Ahora es tu turno

Me vienen a la memoria, sin nostalgia, pero con mucho cariño, momentos, lugares y personas que viví o conocí cuando aún no había llegado a la veintena.

A veces me gustaría recuperar aquel arrojo e inconsciencia que nos poseía entonces. El hambre de conocer, de disfrutar, de VIVIR, que teníamos cuando aún no habíamos empezado a abrirnos a la vida de forma independiente.

No hablo de mí, sino en general. Hablo de la forma que teníamos toda una generación de bebernos la vida, un colectivo que, como otras generaciones, estoy seguro, pasamos por un sinfín de etapas experimentales con mayor o menor fortuna.

Entonces, la unidad era el grupo y fue el grupo nuestra primera escuela de democracia real, sin aprendizaje previo y sin la oportunidad de imitar un modelo establecido, ni siquiera en casa. Todo se decidía de forma mayoritaria, cuando no unánime. El individuo se supeditaba al grupo.

Pero, en el fondo, todos y cada uno de nosotros nos sabíamos únicos, a pesar de que el grupo nos imprimiera un sello de identidad.

Hoy llaman tribus urbanas a lo que yo estoy nombrando como grupo y cada sujeto sigue, como entonces, convencido de ser exclusivo, a pesar de que escuche la música que suele definir al grupo, piense como el grupo, se vista como el resto del grupo…

En aquellos años también pretendíamos ser distintos (cada uno) y especiales a nivel individual, todos y cada uno de nosotros imaginábamos haber inventado la rebeldía, la necesidad de libertad y, sobre todo, el amor y, aunque comprendíamos muy bien al compañero cuando explicaba sus vivencias, cada uno de nosotros imaginaba ser diferente.

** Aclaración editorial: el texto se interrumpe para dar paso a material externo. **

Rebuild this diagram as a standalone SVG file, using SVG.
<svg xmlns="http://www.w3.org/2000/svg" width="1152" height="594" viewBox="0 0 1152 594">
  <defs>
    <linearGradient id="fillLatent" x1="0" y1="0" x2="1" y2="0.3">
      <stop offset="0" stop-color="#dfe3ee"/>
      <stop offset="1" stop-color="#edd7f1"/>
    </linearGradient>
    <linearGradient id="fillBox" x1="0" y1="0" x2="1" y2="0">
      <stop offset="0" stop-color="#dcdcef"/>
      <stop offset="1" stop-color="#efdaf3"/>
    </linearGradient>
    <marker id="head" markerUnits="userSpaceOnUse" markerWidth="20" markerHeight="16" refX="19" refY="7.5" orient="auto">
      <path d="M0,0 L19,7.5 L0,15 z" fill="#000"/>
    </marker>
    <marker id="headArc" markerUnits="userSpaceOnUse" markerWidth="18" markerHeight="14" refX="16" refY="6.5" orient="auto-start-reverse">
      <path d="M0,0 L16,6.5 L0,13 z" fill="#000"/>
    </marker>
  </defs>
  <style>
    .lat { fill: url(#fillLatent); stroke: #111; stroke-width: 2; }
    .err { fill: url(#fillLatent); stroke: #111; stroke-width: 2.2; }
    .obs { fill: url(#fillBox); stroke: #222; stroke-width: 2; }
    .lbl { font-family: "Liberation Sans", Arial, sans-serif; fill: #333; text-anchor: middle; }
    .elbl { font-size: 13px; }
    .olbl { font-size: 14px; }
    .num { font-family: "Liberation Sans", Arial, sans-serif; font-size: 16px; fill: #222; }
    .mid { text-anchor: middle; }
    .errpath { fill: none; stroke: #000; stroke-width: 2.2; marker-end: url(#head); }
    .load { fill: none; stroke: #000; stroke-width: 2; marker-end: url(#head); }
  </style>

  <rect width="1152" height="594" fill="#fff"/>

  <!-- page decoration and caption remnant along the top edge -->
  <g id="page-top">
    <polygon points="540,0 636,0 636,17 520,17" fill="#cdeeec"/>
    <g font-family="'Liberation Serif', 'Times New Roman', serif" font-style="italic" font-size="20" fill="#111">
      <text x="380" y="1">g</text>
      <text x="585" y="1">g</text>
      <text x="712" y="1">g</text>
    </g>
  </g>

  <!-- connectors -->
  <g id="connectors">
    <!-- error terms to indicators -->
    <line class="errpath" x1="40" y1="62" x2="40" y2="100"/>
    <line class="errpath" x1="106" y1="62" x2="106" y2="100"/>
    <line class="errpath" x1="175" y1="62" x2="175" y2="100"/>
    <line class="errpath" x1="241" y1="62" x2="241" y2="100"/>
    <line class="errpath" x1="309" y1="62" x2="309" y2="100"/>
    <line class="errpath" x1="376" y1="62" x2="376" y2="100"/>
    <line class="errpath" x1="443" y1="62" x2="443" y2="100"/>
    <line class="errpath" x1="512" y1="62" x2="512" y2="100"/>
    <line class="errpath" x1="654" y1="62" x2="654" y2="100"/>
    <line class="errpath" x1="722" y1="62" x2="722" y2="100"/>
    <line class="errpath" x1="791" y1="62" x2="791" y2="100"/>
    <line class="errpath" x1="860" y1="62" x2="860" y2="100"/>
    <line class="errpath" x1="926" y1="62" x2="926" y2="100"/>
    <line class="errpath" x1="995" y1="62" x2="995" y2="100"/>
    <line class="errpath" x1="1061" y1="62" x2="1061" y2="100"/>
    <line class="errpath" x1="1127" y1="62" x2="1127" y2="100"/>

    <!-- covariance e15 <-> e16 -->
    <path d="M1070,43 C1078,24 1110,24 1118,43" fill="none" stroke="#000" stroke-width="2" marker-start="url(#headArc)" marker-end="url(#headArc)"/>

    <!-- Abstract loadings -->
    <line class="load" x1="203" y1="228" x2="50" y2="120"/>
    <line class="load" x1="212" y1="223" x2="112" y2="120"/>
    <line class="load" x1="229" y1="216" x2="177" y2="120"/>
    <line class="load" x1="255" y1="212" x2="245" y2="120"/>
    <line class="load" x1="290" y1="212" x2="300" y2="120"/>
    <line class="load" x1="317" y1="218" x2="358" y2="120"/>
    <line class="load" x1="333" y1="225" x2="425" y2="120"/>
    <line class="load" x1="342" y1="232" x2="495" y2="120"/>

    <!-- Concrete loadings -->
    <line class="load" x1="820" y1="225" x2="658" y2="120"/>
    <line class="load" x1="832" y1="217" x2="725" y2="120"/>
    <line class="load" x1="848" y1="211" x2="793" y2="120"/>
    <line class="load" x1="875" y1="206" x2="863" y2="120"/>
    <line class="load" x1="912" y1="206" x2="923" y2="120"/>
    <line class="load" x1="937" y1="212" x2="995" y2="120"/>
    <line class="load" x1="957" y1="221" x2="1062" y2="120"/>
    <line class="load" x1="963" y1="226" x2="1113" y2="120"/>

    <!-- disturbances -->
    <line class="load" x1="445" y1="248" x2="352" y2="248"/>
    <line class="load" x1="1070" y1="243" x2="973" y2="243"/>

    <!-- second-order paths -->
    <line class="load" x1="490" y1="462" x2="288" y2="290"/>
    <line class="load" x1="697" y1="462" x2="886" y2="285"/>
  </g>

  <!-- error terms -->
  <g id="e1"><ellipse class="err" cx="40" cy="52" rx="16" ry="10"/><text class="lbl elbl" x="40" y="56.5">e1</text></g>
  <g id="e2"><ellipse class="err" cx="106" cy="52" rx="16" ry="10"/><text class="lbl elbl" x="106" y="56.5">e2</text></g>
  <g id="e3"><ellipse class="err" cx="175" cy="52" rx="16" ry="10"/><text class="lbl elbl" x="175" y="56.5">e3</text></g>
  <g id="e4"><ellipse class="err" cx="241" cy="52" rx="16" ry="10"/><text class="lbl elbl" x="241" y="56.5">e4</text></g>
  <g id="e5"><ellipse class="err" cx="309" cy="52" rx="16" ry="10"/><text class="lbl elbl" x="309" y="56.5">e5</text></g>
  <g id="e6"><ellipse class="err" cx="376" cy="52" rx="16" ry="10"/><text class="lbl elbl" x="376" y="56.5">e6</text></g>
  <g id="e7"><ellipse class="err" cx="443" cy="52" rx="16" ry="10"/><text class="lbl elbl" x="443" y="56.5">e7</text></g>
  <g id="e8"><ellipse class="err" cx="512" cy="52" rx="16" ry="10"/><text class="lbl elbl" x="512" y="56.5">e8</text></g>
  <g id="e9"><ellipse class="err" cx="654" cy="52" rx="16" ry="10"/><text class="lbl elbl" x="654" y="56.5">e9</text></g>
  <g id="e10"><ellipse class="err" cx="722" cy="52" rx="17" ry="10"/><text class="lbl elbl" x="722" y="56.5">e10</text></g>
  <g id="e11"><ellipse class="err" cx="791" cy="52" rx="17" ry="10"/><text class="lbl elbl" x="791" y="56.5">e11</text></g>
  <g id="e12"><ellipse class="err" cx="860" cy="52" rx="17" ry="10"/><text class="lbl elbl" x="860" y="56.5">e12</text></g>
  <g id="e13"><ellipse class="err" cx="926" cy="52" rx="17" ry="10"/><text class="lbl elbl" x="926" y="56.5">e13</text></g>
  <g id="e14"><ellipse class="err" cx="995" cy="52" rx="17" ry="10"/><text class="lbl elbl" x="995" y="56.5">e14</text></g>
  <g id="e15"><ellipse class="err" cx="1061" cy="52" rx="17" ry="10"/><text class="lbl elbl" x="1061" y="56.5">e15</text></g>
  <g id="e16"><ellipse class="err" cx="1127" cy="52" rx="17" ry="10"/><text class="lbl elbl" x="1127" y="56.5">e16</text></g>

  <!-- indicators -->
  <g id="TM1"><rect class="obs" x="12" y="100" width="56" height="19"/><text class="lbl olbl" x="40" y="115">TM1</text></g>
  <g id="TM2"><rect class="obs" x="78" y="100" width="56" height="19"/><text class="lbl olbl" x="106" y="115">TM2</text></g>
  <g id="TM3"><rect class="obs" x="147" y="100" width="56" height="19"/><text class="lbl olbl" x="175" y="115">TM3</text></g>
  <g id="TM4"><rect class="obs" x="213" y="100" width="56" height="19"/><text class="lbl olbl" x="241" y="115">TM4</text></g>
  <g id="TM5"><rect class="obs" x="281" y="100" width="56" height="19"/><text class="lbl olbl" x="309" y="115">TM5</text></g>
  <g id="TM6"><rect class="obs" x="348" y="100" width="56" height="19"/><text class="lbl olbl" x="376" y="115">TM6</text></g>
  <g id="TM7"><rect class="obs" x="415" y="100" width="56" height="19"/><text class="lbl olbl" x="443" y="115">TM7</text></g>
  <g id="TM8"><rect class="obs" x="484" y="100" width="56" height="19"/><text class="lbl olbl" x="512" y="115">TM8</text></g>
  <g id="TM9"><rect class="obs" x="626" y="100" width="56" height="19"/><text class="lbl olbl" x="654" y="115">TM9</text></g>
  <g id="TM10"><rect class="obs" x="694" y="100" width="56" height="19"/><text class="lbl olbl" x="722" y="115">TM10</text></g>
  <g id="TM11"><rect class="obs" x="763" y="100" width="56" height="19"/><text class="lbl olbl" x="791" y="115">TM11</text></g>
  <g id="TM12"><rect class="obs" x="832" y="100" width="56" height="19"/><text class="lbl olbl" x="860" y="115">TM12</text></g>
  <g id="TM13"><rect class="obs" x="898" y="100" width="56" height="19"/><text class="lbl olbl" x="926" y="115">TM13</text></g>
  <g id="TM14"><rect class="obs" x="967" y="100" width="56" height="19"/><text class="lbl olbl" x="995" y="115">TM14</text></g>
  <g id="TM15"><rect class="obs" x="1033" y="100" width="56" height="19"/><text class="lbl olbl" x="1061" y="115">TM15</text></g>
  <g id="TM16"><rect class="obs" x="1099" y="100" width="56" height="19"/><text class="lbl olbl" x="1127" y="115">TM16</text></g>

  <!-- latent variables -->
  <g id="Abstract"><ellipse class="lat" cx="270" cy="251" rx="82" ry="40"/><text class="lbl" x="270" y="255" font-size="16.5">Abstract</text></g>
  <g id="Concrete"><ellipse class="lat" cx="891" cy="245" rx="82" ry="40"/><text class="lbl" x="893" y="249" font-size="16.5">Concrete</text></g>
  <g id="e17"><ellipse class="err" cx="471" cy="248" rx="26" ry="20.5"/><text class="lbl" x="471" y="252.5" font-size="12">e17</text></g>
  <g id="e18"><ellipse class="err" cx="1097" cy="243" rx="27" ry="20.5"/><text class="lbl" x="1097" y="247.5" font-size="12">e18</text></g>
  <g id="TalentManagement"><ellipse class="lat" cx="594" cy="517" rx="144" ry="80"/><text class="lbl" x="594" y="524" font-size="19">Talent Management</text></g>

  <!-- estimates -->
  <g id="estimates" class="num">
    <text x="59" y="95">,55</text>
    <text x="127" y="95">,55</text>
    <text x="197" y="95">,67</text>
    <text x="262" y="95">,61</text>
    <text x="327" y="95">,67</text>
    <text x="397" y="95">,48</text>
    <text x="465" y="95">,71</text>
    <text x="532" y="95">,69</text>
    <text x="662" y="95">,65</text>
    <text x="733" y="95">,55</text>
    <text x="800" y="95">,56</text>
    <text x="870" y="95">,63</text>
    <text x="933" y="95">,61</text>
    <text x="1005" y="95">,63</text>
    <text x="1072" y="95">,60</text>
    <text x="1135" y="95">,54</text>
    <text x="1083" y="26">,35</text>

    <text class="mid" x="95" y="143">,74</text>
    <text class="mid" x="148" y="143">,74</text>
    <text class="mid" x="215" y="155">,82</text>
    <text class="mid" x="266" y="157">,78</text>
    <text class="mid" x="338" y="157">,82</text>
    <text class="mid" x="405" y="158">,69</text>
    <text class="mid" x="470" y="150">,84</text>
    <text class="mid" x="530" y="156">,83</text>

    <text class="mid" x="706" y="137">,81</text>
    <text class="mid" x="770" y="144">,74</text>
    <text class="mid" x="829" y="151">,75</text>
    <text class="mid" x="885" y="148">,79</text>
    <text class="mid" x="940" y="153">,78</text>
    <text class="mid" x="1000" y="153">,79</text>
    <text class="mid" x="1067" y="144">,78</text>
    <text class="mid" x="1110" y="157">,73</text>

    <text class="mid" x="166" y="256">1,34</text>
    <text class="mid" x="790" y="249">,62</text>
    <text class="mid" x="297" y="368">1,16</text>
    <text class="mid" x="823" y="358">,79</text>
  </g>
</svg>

La ilusión que cada acontecimiento, grande o pequeño, inundaba nuestro espíritu y nos hacía abrir los ojos como si aquello fuera único en el mundo y nos hubiera tocado (a nosotros y solo a nosotros) la inmensa suerte de vivirlo. Creíamos que la vida nos hacía un regalo exclusivo.

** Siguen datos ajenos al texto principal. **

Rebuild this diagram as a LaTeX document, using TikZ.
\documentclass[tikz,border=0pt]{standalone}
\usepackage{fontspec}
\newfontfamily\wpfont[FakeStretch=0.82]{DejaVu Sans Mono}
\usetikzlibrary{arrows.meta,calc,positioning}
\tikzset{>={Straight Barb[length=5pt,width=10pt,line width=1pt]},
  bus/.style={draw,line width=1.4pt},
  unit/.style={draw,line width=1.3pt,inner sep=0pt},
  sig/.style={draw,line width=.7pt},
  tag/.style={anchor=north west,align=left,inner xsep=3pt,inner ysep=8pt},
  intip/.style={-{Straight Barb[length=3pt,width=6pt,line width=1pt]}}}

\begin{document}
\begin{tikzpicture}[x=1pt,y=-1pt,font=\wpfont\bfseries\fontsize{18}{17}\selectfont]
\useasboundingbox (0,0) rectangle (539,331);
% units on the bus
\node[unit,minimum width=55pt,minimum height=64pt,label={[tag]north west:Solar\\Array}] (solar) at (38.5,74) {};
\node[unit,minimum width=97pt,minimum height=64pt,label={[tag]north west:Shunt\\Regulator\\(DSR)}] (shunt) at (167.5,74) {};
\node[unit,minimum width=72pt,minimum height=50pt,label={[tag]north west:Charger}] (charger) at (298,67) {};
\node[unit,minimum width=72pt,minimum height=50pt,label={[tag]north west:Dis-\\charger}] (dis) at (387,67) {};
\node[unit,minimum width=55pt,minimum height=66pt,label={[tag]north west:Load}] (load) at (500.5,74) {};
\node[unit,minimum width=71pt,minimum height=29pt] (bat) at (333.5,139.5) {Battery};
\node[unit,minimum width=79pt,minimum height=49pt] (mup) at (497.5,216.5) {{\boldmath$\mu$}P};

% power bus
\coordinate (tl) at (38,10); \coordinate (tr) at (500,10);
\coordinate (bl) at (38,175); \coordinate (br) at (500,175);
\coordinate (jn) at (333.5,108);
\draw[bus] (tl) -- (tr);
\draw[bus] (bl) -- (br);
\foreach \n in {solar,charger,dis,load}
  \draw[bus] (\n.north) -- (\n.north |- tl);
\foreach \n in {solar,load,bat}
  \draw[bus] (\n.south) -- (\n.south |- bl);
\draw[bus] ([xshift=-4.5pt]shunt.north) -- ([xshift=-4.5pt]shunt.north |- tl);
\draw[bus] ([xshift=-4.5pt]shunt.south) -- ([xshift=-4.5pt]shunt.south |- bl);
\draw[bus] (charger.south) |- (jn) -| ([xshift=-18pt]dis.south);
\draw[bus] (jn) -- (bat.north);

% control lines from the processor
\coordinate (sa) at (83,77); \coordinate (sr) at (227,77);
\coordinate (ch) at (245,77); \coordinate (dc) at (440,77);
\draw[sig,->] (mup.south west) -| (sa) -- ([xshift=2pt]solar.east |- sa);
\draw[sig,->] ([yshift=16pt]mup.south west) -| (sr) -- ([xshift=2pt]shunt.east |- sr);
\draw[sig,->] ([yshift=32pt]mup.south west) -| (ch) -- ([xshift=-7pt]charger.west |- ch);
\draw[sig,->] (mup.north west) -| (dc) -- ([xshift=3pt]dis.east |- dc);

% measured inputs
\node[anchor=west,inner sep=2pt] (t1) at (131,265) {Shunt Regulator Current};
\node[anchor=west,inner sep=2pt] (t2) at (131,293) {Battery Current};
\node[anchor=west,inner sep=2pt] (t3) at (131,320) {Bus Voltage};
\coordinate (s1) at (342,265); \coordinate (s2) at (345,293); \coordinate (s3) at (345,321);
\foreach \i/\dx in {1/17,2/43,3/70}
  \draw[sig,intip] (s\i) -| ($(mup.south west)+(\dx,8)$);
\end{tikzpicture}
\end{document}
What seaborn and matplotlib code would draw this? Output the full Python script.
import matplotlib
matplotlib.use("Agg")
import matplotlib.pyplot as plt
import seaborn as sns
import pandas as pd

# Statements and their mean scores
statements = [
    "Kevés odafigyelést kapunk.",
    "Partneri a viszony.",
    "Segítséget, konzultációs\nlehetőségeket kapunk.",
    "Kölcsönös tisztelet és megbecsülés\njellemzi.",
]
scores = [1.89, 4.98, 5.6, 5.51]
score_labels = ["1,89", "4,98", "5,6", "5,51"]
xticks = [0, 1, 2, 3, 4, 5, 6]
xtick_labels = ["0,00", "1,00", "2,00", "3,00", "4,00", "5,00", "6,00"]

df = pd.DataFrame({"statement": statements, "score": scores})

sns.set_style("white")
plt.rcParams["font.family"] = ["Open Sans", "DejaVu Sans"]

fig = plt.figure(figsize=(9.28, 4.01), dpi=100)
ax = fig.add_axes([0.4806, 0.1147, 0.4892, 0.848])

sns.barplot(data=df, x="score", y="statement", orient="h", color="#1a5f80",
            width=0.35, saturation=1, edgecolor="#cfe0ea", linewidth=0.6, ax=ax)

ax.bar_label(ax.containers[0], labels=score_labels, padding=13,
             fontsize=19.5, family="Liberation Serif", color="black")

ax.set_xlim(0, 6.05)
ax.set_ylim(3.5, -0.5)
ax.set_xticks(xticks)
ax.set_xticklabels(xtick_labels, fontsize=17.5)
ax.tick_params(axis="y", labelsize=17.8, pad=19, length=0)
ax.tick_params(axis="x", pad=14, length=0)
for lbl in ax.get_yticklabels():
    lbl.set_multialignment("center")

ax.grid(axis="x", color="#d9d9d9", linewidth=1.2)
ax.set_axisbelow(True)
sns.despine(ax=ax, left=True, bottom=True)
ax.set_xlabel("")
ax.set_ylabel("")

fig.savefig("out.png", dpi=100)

En realidad, no nos percatábamos de que toda esta amalgama de sentimientos, encontrados a veces, no era más que un cóctel de hormonas que nos hacía volar sobre la realidad y cuya química, seguramente, era muy diferente de las drogas que se distribuían, pero que surtían un efecto muy similar.

Efectivamente, no inventamos sentimiento alguno, nuestras ambiciones no eran muy diferentes de las que movieron a la humanidad en generaciones anteriores, pero la sensación de ser únicos, diferentes e incluso mejores nos embriagaba hasta tal punto que nos faltaban horas en el día para disfrutar de la novedad de cada minuto, de cada segundo…

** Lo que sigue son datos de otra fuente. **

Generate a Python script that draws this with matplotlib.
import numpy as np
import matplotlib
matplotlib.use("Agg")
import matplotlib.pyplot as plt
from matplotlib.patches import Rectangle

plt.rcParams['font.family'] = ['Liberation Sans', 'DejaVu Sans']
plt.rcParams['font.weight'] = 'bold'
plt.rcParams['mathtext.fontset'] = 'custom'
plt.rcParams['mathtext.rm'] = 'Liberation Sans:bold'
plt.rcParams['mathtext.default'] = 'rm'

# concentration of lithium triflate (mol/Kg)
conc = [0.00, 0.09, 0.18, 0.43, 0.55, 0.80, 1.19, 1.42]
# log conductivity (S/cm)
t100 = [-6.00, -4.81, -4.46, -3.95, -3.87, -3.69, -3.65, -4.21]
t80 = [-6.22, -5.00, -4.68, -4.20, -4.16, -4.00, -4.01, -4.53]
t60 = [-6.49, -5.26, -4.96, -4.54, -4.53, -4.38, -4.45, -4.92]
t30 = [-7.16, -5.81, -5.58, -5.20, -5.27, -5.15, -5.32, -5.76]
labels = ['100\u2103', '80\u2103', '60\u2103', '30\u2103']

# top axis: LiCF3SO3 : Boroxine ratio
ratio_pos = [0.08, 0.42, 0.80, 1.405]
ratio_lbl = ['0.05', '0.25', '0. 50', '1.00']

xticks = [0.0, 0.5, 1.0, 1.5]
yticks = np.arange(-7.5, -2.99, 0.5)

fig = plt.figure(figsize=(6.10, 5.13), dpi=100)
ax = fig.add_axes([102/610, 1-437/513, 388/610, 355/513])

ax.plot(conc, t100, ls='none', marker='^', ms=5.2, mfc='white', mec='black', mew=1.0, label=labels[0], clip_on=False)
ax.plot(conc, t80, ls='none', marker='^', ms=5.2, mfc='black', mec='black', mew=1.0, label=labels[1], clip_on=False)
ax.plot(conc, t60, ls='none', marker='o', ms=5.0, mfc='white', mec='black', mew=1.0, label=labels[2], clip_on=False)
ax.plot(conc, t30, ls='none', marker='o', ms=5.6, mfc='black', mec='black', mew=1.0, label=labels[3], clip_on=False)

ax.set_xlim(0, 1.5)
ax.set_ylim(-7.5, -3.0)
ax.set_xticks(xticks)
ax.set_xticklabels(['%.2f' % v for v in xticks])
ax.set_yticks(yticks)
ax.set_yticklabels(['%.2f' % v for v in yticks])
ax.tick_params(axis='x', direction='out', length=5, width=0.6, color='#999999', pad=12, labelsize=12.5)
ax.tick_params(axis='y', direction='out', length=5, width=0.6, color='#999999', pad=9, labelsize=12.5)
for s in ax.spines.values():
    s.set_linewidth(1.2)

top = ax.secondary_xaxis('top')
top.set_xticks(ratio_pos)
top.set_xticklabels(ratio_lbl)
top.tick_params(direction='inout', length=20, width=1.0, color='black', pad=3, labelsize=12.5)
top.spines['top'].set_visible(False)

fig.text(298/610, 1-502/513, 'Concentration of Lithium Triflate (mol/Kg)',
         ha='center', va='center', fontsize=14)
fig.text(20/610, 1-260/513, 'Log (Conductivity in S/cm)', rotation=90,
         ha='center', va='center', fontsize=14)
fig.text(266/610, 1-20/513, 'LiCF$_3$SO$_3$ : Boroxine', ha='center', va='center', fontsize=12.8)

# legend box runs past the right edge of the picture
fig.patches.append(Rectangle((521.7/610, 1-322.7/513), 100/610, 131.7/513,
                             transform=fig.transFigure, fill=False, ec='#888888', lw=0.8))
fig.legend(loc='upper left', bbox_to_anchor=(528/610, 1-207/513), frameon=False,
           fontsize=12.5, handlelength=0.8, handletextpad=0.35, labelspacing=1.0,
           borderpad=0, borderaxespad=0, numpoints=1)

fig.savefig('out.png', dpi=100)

Nuestra hora pasó y es el momento de los que venís, empujando, como siempre se ha dicho.

Hoy, hijo mío, dices que estás viviendo algo especial, que la vida gira entorno tuyo, que no puedes dejarla pasar y que tienes que subirte al tiovivo porque te resulta imposible resistir.

Veo en tus ojos la misma ilusión que, seguramente, pudo ver mi padre en los míos. Este es tu momento histórico y tienes ciertos temores: no sabes qué va a ocurrir más adelante y si llegarás a controlar la situación, pero estás lleno de fuerza y de esperanza; crees que el mundo, necesariamente, ha de cambiar, sobre todo porque ahora tienes motivos por qué luchar.

Has venido a mí pensando que no iba a entenderte, pero mientras tenga recuerdos, seré capaz de comprenderte y de ponerme en tu lugar, aunque sea a mi particular manera y aplicando el filtro de la edad.